Quantitative analysis was done to achieve more insight on the mechanical and structural properties of xSb-(60-x)V2O5-40TeO2 (0 ≤ x ≤ 15 in mol%) glasses, prepared by melt quenching. Both room temperature longitudinal and shear ultrasonic velocities were measured by using pulse-echo method at frequency of 5 MHz. Using the ultrasonic velocities, longitudinal, shear, Young's and bulk elastic moduli, Poisson's ratio and Debye temperature were calculated and interpreted upon the number of bonds per unit volume nb, oxygen ion packing density OPD and mean atomic volume V̅. Results show anomalies with addition of Sb and show a behavior change at x = 12, confirming the changes in the rigidity and the content of non-bridging oxygens (NBOs).

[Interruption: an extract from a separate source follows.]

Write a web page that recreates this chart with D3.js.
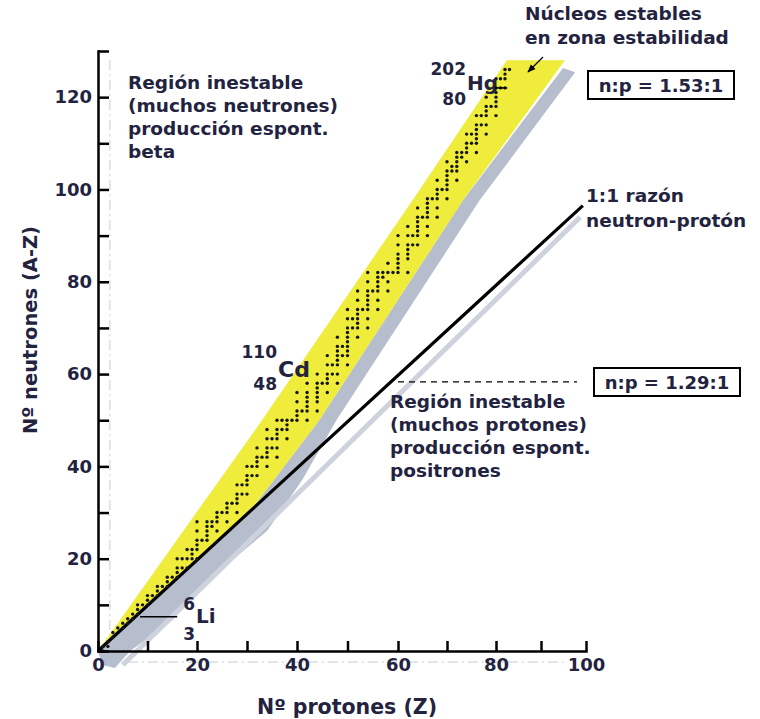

The obtained elastic moduli and Poisson's ratio confirm the previously reported trends of Makishima-Makenzie's theory with a relatively large deviations in amounts (up to 27%). These glasses were studied with respect to their Vicker's microhardness. The microhardness increases with Sb content and shows its maximum at x = 12 like elastic properties. A behavior change at x = 12 mol% in all recent data and also in previously reported optical band gap, oxygen molar volume and thermal stability implies to a drastic structural change with increasing Sb, associated to NBOs. Briefly, coincidence between the mechanical, structural, optical, and thermal data, suggests the glass with x = 12 as promising material in optical applications such as optical fibers because of its resistance against thermal and mechanical shocks.